I am very curious as to exactly how HMRC were allowed and indeed were enabled to make the following statement: Tony Key Nottingham Trusts and Estates in 2012:
“It is neither necessary nor helpful to consider the extent to which French law does or does not recognise or accept the concepts involved. We are concerned solely with establishing the tax consequences of a fictional application of UK law to a disposition made by an individual who is deemed domiciled in England. Whatever those consequences may be will govern how the dispositions should be taxed for IHT purposes, but such treatment cannot and does not upset the position that exists in the real world.
I should add that this approach is entirely consistent with the approach HMRC has adopted to usufructs over the years. Prior to March 2006, professionals were only too happy to accept that a usufruct should be treated as creating an interest in possession settlement for IHT purposes so that where the spouse was given an usufruct with the bare property passing to others, exemption under s.18 applied. This very same treatment will apply to the small parcel of land in … that was not transferred to …'s daughters – I understand that Mrs … has taken a usufruit over this land so she is treated as acquiring an IPDI in that property under s.49(1A)(a) and the property is exempt from IHT. But it now forms part of her estate and will be subject to IHT on her death.

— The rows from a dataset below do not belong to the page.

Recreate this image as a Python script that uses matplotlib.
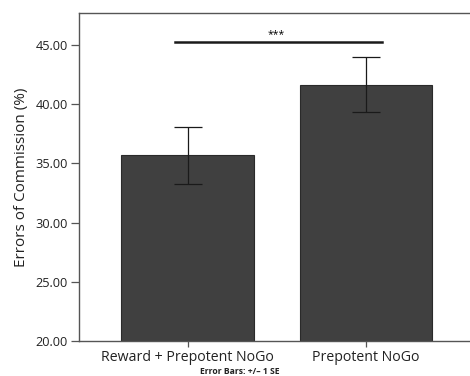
import matplotlib
matplotlib.use("Agg")
import matplotlib.pyplot as plt

categories = ["Reward + Prepotent NoGo", "Prepotent NoGo"]
means = [35.68, 41.65]
se = [2.4, 2.3]
y_ticks = [20, 25, 30, 35, 40, 45]
sig_label = "***"
sig_y = 45.23
note = "Error Bars: +/\u2013 1 SE"

plt.rcParams['font.family'] = ['Open Sans', 'DejaVu Sans']

fig = plt.figure(figsize=(4.70, 3.76), dpi=100)
W, H = 470, 376
ax = fig.add_axes([79 / W, 1 - 341 / H, (474.5 - 79) / W, (341 - 13) / H])

x = list(range(len(categories)))
ax.bar(x, [m - 20 for m in means], bottom=20, width=0.745, color="#404040",
       edgecolor="#2a2a2a", linewidth=0.8, zorder=2)
ax.errorbar(x, means, yerr=se, fmt="none", ecolor="#1a1a1a", elinewidth=0.9,
            capsize=10, capthick=0.9, zorder=3)

ax.set_xlim(-0.608, 1.608)
ax.set_ylim(20, 47.7)
ax.set_yticks(y_ticks)
ax.set_yticklabels([f"{v:.2f}" for v in y_ticks], fontsize=9.2, color="#222222")
ax.set_xticks(x)
ax.set_xticklabels(categories, fontsize=10.2, color="#222222")
ax.tick_params(axis="y", length=6, width=0.9, color="#555555", pad=2)
ax.tick_params(axis="x", length=4, width=0.9, color="#555555", pad=2.5)
ax.set_ylabel("Errors of Commission (%)", fontsize=11, labelpad=5, color="#222222")
for s in ax.spines.values():
    s.set_color("#555555")
    s.set_linewidth(1.0)

ax.plot([-0.07, 1.088], [sig_y, sig_y], color="#1a1a1a", linewidth=1.8, zorder=3)
ax.text(0.496, sig_y + 0.15, sig_label, ha="center", va="bottom", fontsize=7.5)

fig.text(239.5 / W, 1 - 371.5 / H, note, ha="center", va="center", fontsize=6.2,
         fontweight="bold", color="#222222")

fig.savefig("out.png", dpi=100)
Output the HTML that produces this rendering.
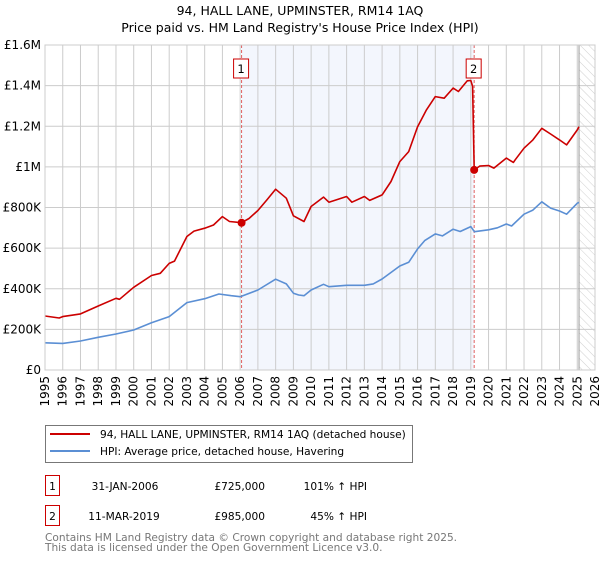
<!DOCTYPE html>
<html><head><meta charset="utf-8"><style>
body{margin:0;background:#fff;width:600px;height:560px;overflow:hidden;font-family:"DejaVu Sans","Liberation Sans",sans-serif}
svg text{font-family:"DejaVu Sans","Liberation Sans",sans-serif}
</style></head><body>
<svg id="chart" width="600" height="560" xmlns="http://www.w3.org/2000/svg">
<defs><pattern id="hatch" width="6" height="6" patternUnits="userSpaceOnUse" patternTransform="rotate(-45)"><line x1="0" y1="0" x2="0" y2="6" stroke="#d0d0d0" stroke-width="1"/></pattern></defs>
<text x="300" y="15" text-anchor="middle" font-size="12.5">94, HALL LANE, UPMINSTER, RM14 1AQ</text>
<text x="300" y="32" text-anchor="middle" font-size="12.5">Price paid vs. HM Land Registry's House Price Index (HPI)</text>
<g id="plot"></g>
<g>
<rect x="45.5" y="425.5" width="367" height="37" fill="#fff" stroke="#777"/>
<line x1="50" y1="434" x2="90" y2="434" stroke="#cc0000" stroke-width="2"/>
<text x="100" y="438" font-size="10.6">94, HALL LANE, UPMINSTER, RM14 1AQ (detached house)</text>
<line x1="50" y1="451" x2="90" y2="451" stroke="#5b8fd4" stroke-width="2"/>
<text x="100" y="455" font-size="10.6">HPI: Average price, detached house, Havering</text>
</g>
<g font-size="10.6">
<rect x="45.5" y="475.5" width="14" height="20" fill="#fff" stroke="#cc0000"/>
<text x="52.5" y="490" text-anchor="middle">1</text>
<text x="125" y="490" text-anchor="middle">31-JAN-2006</text>
<text x="265" y="490" text-anchor="end">£725,000</text>
<text x="367" y="490" text-anchor="end">101% ↑ HPI</text>
<rect x="45.5" y="505.5" width="14" height="20" fill="#fff" stroke="#cc0000"/>
<text x="52.5" y="520" text-anchor="middle">2</text>
<text x="124" y="520" text-anchor="middle">11-MAR-2019</text>
<text x="265" y="520" text-anchor="end">£985,000</text>
<text x="367" y="520" text-anchor="end">45% ↑ HPI</text>
</g>
<text x="45" y="541" font-size="10.6" fill="#777">Contains HM Land Registry data © Crown copyright and database right 2025.</text>
<text x="45" y="551" font-size="10.6" fill="#777">This data is licensed under the Open Government Licence v3.0.</text>
</svg>
<script>
const hpiYears=[1995,1996,1997,1998,1999,2000,2001,2002,2003,2004,2004.8,2005.5,2006,2007,2008,2008.6,2009,2009.3,2009.6,2010,2010.7,2011,2012,2013,2013.5,2014,2015,2015.5,2016,2016.4,2017,2017.4,2018,2018.4,2019,2019.2,2020,2020.5,2021,2021.3,2022,2022.5,2023,2023.5,2024,2024.4,2025,2025.1];
const hpiValues=[134,131,143,161,177,197,233,263,332,351,374,366,361,394,447,424,378,369,366,394,422,410,417,417,424,448,512,530,596,637,670,660,693,682,706,681,690,700,719,709,767,787,828,797,783,767,821,825];
const priceYears=[1995,1995.8,1996,1997,1998,1999,1999.2,2000,2001,2001.5,2002,2002.3,2003,2003.4,2004,2004.5,2005,2005.4,2006.08,2006.5,2007,2007.5,2008,2008.6,2009,2009.6,2010,2010.7,2011,2012,2012.3,2013,2013.3,2014,2014.5,2015,2015.5,2016,2016.5,2017,2017.5,2018,2018.3,2018.8,2019.0,2019.1,2019.19,2019.5,2020,2020.3,2021,2021.4,2021.5,2022,2022.5,2023,2023.5,2024,2024.4,2025,2025.1];
const priceValues=[266,256,263,276,315,353,348,407,465,476,525,536,657,684,698,714,755,731,725,746,785,837,890,846,759,731,805,851,826,854,826,854,835,862,928,1026,1075,1198,1281,1346,1338,1388,1371,1424,1425,1396,985,1004,1007,994,1043,1022,1035,1092,1133,1190,1162,1133,1108,1182,1198];
const saleYears=[2006.08,2019.19];
const saleValues=[725,985];
const saleLabels=["1","2"];
const yTicks=[0,200,400,600,800,1000,1200,1400,1600];
const yTickLabels=["£0","£200K","£400K","£600K","£800K","£1M","£1.2M","£1.4M","£1.6M"];
const xTicks=[1995,1996,1997,1998,1999,2000,2001,2002,2003,2004,2005,2006,2007,2008,2009,2010,2011,2012,2013,2014,2015,2016,2017,2018,2019,2020,2021,2022,2023,2024,2025,2026];

const NS="http://www.w3.org/2000/svg";
const L=45,R=595,T=45,B=370,X0=1995,X1=2026,YMAX=1600;
const xs=v=>L+(v-X0)/(X1-X0)*(R-L);
const ys=v=>B-v/YMAX*(B-T);
const g=document.getElementById('plot');
function mk(tag,attrs,parent){const e=document.createElementNS(NS,tag);for(const k in attrs)e.setAttribute(k,attrs[k]);(parent||g).appendChild(e);return e;}
const bg=mk('rect',{x:xs(saleYears[0]),y:T,width:xs(saleYears[1])-xs(saleYears[0]),height:B-T,fill:'#f3f6fd'});


const ht=mk('rect',{x:xs(2025.1),y:T,width:R-xs(2025.1),height:B-T,fill:'url(#hatch)'});


yTicks.forEach((t,i)=>{
  const ln=mk('line',{x1:L,x2:R,y1:ys(t),y2:ys(t),stroke:'#cccccc','stroke-width':1});
  
  
  const tx=mk('text',{x:L-4,y:ys(t)+4,'text-anchor':'end','font-size':12});
  
  
  tx.textContent=yTickLabels[i];
});
xTicks.forEach(t=>{
  const ln=mk('line',{x1:xs(t),x2:xs(t),y1:T,y2:B,stroke:'#cccccc','stroke-width':1});
  
  
  const tx=mk('text',{x:0,y:0,'text-anchor':'end','font-size':12,transform:`translate(${xs(t)+4},${B+6}) rotate(-90)`});
  
  
  tx.textContent=t;
});
const vl=mk('line',{x1:xs(2025.1),x2:xs(2025.1),y1:T,y2:B,stroke:'#999','stroke-width':1});


saleYears.forEach((y,i)=>{
  const ln=mk('line',{x1:xs(y),x2:xs(y),y1:T,y2:B,stroke:'#e06060','stroke-width':1,'stroke-dasharray':'3,2'});
  
  
});
function path(xa,va,color,name){
  const d=xa.map((x,i)=>(i?'L':'M')+xs(x).toFixed(1)+','+ys(va[i]).toFixed(1)).join('');
  const p=mk('path',{d:d,fill:'none',stroke:color,'stroke-width':1.6,'stroke-linejoin':'round'});
  
  
}
path(hpiYears,hpiValues,'#5b8fd4','hpi-line');
path(priceYears,priceValues,'#cc0000','property-price-line');
saleYears.forEach((y,i)=>{
  const c=mk('circle',{cx:xs(y),cy:ys(saleValues[i]),r:4,fill:'#cc0000'});
  
  
  const bx=mk('rect',{x:xs(y)-8,y:59,width:15,height:19,fill:'#fff',stroke:'#cc0000'});
  
  
  const tx=mk('text',{x:xs(y)-0.5,y:73,'text-anchor':'middle','font-size':11.5});
  
  
  tx.textContent=saleLabels[i];
});
const ax=mk('rect',{x:L,y:T,width:R-L,height:B-T,fill:'none',stroke:'#cccccc'});


</script>
</body></html>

You may have seen that there was support for this approach in an article contained in issue 6 of the 2011 series of Private Client Business.”
On what basis did a Firm of Chartered accountants take the liberty of laying down a tax treaty credit scheme as if it were the law, going against a fundamental common law principle of jurisdiction, or rather lack of it ?
That aside, No one appears to have questioned how the United Kingdom sovereign policy of not taxing foreign land prior to the Second World War changed to a policy of applying English (not as Mr Key puts it UK) laws of property, whether by fiction or otherwise, to land outside the United Kingdom. Parliament simply has no sovereignty or jurisdiction to do so, other than as between England Scotland Wales and Northern Ireland. The LPA 1925 itself only allows its application to England and Wales, not to any other part of the United Kingdom or for that matter outside it.
Had the Firm of accountants done some research before massaging the two tax laws and a treaty to achieve a tax credit funded IHT solution as opposed to two dry transfers, they would have understood that even in the Tax Treaty context the United Kingdom recognises the concept of a usufruit in all of its treaties with France and applies it to define the tax nature of the income rising from it: agricultural or otherwise. Further research would have revealed that the reason is that the United Kingdom has no legal jurisdiction to do otherwise. That is why the tax treaties are drafted so as to designate the immovable property rights to which they apply and apply the law defining them;, not that of the country of residence or domicile of the “owner” of the right in rem.
s. 43(2) ITA 1984 in fact does not permit this treatment. The fiction to which Mr Key refers does no more than remove the prior common law and therefore the estate duty block on treating foreign land held in trust as an immovable i.e. land, not a trust right. See re Berchtold and the judgment of the House of Lords in Philipson-Stow.
What is a matter of grave concern is that the Accountants concerned had no thought or even no idea that the dismemberment by way of lifetime gift, as opposed to will or succession, would be so paralysed by their slick attempt at massaging a Treaty credit in a succession duty context.
At the very least, HMRC should have been reminded that their concession could only be an administrative tolerance in one specific set of Treaty circumstances but not the general law.
The irony is that the assertion made “but such treatment cannot and does not upset the position that exists in the real world” is entirely undermined by the fact that the real world treats the French usufruit as a real right in rem, and not the singularly ephemeral personal right in a fictional settlement which Mr Key failed to define. The Law of Property Act 1925, in the real world to which he refers, does not apply to France, or for that matter Scotland or Northern Ireland. In contrast to the Proper Liferent, the Scottish Improper Liferent is but a Kilt with woolly equitable underwear. In the real world, Parliament does not and indeed cannot legislate so as to redefine foreign land law rights as being English, even for tax purposes.
What is equally unclear is how a tolerance, as such it must be named, in relation to one set of legislative provisions, those prior to 2006, should now have been allowed to crystalise into a quasi- legal view in relation to relevant property trusts with entirely inappropriate and what is more, ill-defined tax treatment. Perhaps the Firm of accountants should have taken some proper “real” legal advice before devising their tax credit wheeze and giving fiscal influenza to lifetime gifts of the nue-propriété to leave the real right of the usufruit in the legal, not the equitable estate of the donor.